The Scarborough Town Council gave preliminary approval last week to a new retirement home complex proposed for Elmwood and Maple avenues.

Built on 65 acres, the retirement community, which will now go to the Planning Board, would include 118 apartments in the main building, which would be built in the initial phase, and 10 cottages, to be built in a second phase. The project would offer assisted-living services and full health care.

The proposed community is partly in a residential zone and partly in a resource protection zone, meaning the town would have to amend the residential zoning to permit development.

At a meeting Oct. 1, several residents raised concerns about the development, proposed by Harvest Development, including how high some of the buildings would be and proximity of the cottages to Elmwood Avenue.

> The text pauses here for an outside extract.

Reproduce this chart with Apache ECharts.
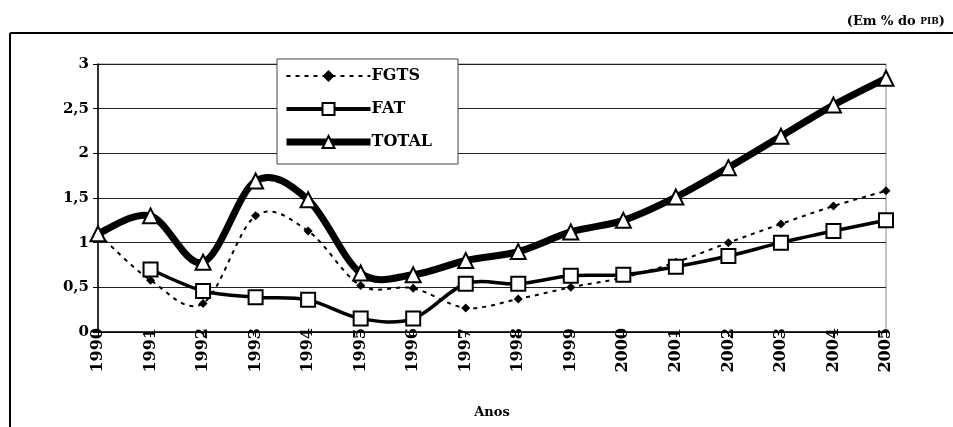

Another expressed concern that Second and Third avenues could not support addditional traffic. A third wanted to know whether the development would spur more weekend traffic.

Scarborough Library Director Nancy Crowell, whose parents live in the Woods at Canco, a retirement facility Harvest Development built in Portland off Canco Road, urged town councilors to be sure there would be sufficient parking, and that walking trails were paved and kept even in order to make it safe for elderly pedestrians.

“You don’t want to underestimate what you need for parking,” she said.

Councilor Michael Wood expressed concern about avoiding a repeat of issues that had come up related to noise from police, fire and rescue sirens arrrive at the Woods at Canco.

Councilor Ron Ahlquist said he’d like “public transportation be part of the development.” Ahlquist also urged caution when amending the zoning to permit development. He expressed concern that when the Town Council approved zoning changes allowing retail development around Cabela’s outdoor store, it was done too quickly and created traffic congestion.

Chairman Jeffrey Messer said he would like to see a new sidewalk built on Green Acres Lane.

Owens McCullough, of Sebago Technics, an engineering consulting firm, said he expected “a very low volume of traffic” in and out of the property – two trips daily for each resident – because only 25 percent of residents are expected to drive.

Sebago Technics is also working with town staff on traffic calming for the neighborhood. Strategies include preventing access to Sunset Road and First Avenue from the Scarborough Connector and Green Acres Lane.

The development would also include a trail linking Woodspell Road to Elmwood Drive and 33 acres of open space that would be conveyed to the town for conservation.

“Landscaping will be a very important part of the project,” said McCullough.

In the next step, Harvest Development will submit a more detailed proposal to the Planning Board on the engineering techniques to be used to build the complex, according to Town Manager Ron Owens.

Once that is done, the Town Council will authorize a second reading and public hearing on the proposal, a time line that could take up to two months.

Harvest Development has designed, built and managed 300 retirement complexes in the United States and Canada, McCullough said.